= Chapleau Ojibway First Nation =

Human settlement in Ontario, Canada

Chapleau Ojibway First Nation is an Ojibwa First Nation located near Chapleau Township, Sudbury District, Ontario, Canada. The First Nation have reserved for themselves the 67 ha Chapleau 61A Indian Reserve, 64.7 ha Chapleau 74 Indian Reserve and the 799.3 ha Chapleau 74A Indian Reserve. In September, 2007, their total registered population 39, of which their on-reserve population was 30 (24 on their main Reserve).

==History==

The people of Chapleau Ojibwe First Nation live on the only Ojibwa-language reserve in the Chapleau area. Their historical kinship and relationship with the land therefore draws them west to the shores of Lake Superior and south to the shores of Lake Huron, rather than north into Cree territory to the shores of James Bay. As such, much of their traditional territory was ceded to the Crown under the 1850 Robinson Treaties. These treaties cover all land whose waters drain into the north shores of lakes Huron and Superior. Chapleau Ojibwe forefathers were not, however, signatories to the Robinson Treaties, partly because William Benjamin Robinson did not take the time to meet with inland First Nation communities and partly because inland First Nation leaders were reluctant to travel as a result of a cholera outbreak in 1849.

After visiting Chapleau in 1905, the Treaty 9 commissioners reported that it would not be necessary to negotiate a treaty with the Indian people of Chapleau as they belonged to bands residing at Moose Factory, English River and other places already under treaty. Treaty 9 covers all land in the Chapleau are that drains north into James Bay. Since large reserves had already been established in other parts of the province for the bands from which people at Chapleau had immigrated, the commissioners recommended that a small area be set aside for Chapleau Ojibwe so that they could build small houses and cultivate garden plots.
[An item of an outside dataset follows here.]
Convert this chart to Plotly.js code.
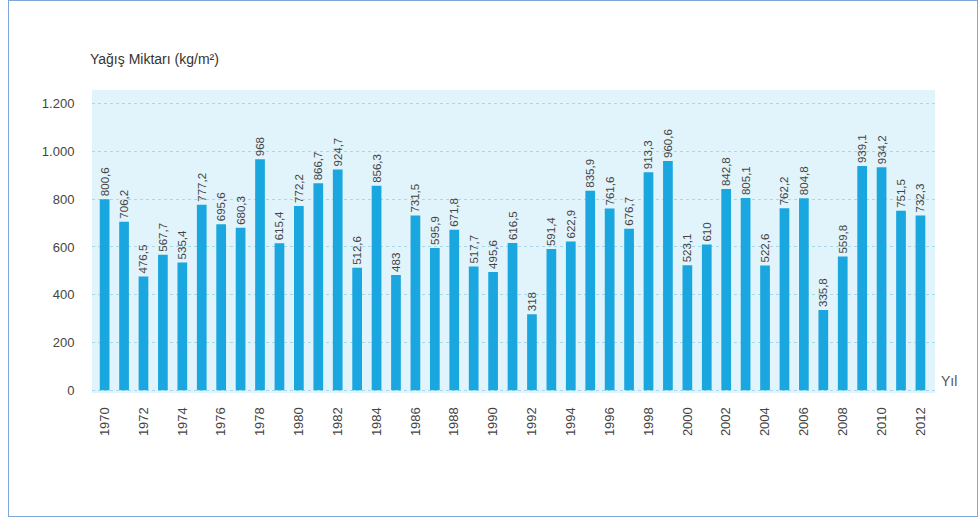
<!DOCTYPE html>
<html>
<head>
<meta charset="utf-8">
<script src="https://cdn.plot.ly/plotly-3.0.1.min.js"></script>
<style>
  html, body { margin: 0; padding: 0; background: #ffffff; }
  #chart { width: 979px; height: 519px; position: relative; }
  #frame { position: absolute; left: 8px; top: 0px; width: 968px; height: 515px;
           border: 1px solid #7ea7d8; pointer-events: none; }
</style>
</head>
<body>
<div style="position:relative;width:979px;height:519px;">
  <div id="chart"></div>
  <div id="frame"></div>
</div>
<script>
const years = [1970,1971,1972,1973,1974,1975,1976,1977,1978,1979,1980,1981,1982,1983,1984,1985,1986,1987,1988,1989,1990,1991,1992,1993,1994,1995,1996,1997,1998,1999,2000,2001,2002,2003,2004,2005,2006,2007,2008,2009,2010,2011,2012];
const rainfall = [800.6,706.2,476.5,567.7,535.4,777.2,695.6,680.3,968,615.4,772.2,866.7,924.7,512.6,856.3,483,731.5,595.9,671.8,517.7,495.6,616.5,318,591.4,622.9,835.9,761.6,676.7,913.3,960.6,523.1,610,842.8,805.1,522.6,762.2,804.8,335.8,559.8,939.1,934.2,751.5,732.3];
const yTickVals = [0,200,400,600,800,1000,1200];
const yTickText = ['0','200','400','600','800','1.000','1.200'];
const yAxisLabel = 'Yağış Miktarı (kg/m²)';
const xAxisLabel = 'Yıl';

const labels = rainfall.map(v => String(v).replace('.', ','));
const font = 'Liberation Sans, Arial, sans-serif';

const trace = {
  type: 'bar',
  x: years,
  y: rainfall,
  text: labels,
  textposition: 'outside',
  textangle: -90,
  constraintext: 'none',
  textfont: { family: font, size: 11.5, color: '#444444' },
  cliponaxis: false,
  marker: { color: '#1aa6df' },
  hoverinfo: 'x+y'
};

const layout = {
  width: 979, height: 519,
  margin: { l: 92, r: 44, t: 90, b: 126 },
  paper_bgcolor: 'rgba(0,0,0,0)',
  plot_bgcolor: '#e1f3fb',
  bargap: 0.5,
  showlegend: false,
  font: { family: font, color: '#444444' },
  xaxis: {
    type: 'linear',
    range: [1969.35, 2012.75],
    tickmode: 'linear', tick0: 1970, dtick: 2,
    tickangle: -90,
    tickfont: { size: 13, color: '#444444' },
    showgrid: false, zeroline: false, showline: false,
    ticks: 'outside', ticklen: 8, tickcolor: 'rgba(0,0,0,0)'
  },
  yaxis: {
    range: [-12, 1258],
    tickmode: 'array', tickvals: yTickVals, ticktext: yTickText,
    tickfont: { size: 13, color: '#444444' },
    showgrid: true, gridcolor: '#a9d8ea', griddash: 'dot', gridwidth: 1,
    zeroline: false, showline: false,
    ticks: 'outside', ticklen: 14, tickcolor: 'rgba(0,0,0,0)'
  },
  annotations: [
    { text: yAxisLabel, xref: 'paper', yref: 'paper', x: -0.005, y: 1.07,
      xanchor: 'left', yanchor: 'bottom', showarrow: false,
      font: { size: 14, color: '#333333', family: font } },
    { text: xAxisLabel, xref: 'paper', yref: 'y', x: 1.005, y: 40,
      xanchor: 'left', yanchor: 'middle', showarrow: false,
      font: { size: 14, color: '#555555', family: font } }
  ]
};

Plotly.newPlot('chart', [trace], layout, { displayModeBar: false, staticPlot: true });
</script>
</body>
</html>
The Chapleau Ojibway Reserve was established in 1950.

==Governance==
The First Nation is led by Chief Anita Stephens and two Councillors: Johanne Wesley and Joshua Memegos. Chapleau Ojibway First Nation is member of Wabun Tribal Council, a regional tribal council affiliated with the Nishnawbe Aski Nation.

Chapleau Ojibway First Nation is policed by the Nishnawbe-Aski Police Service, an Aboriginal-based service.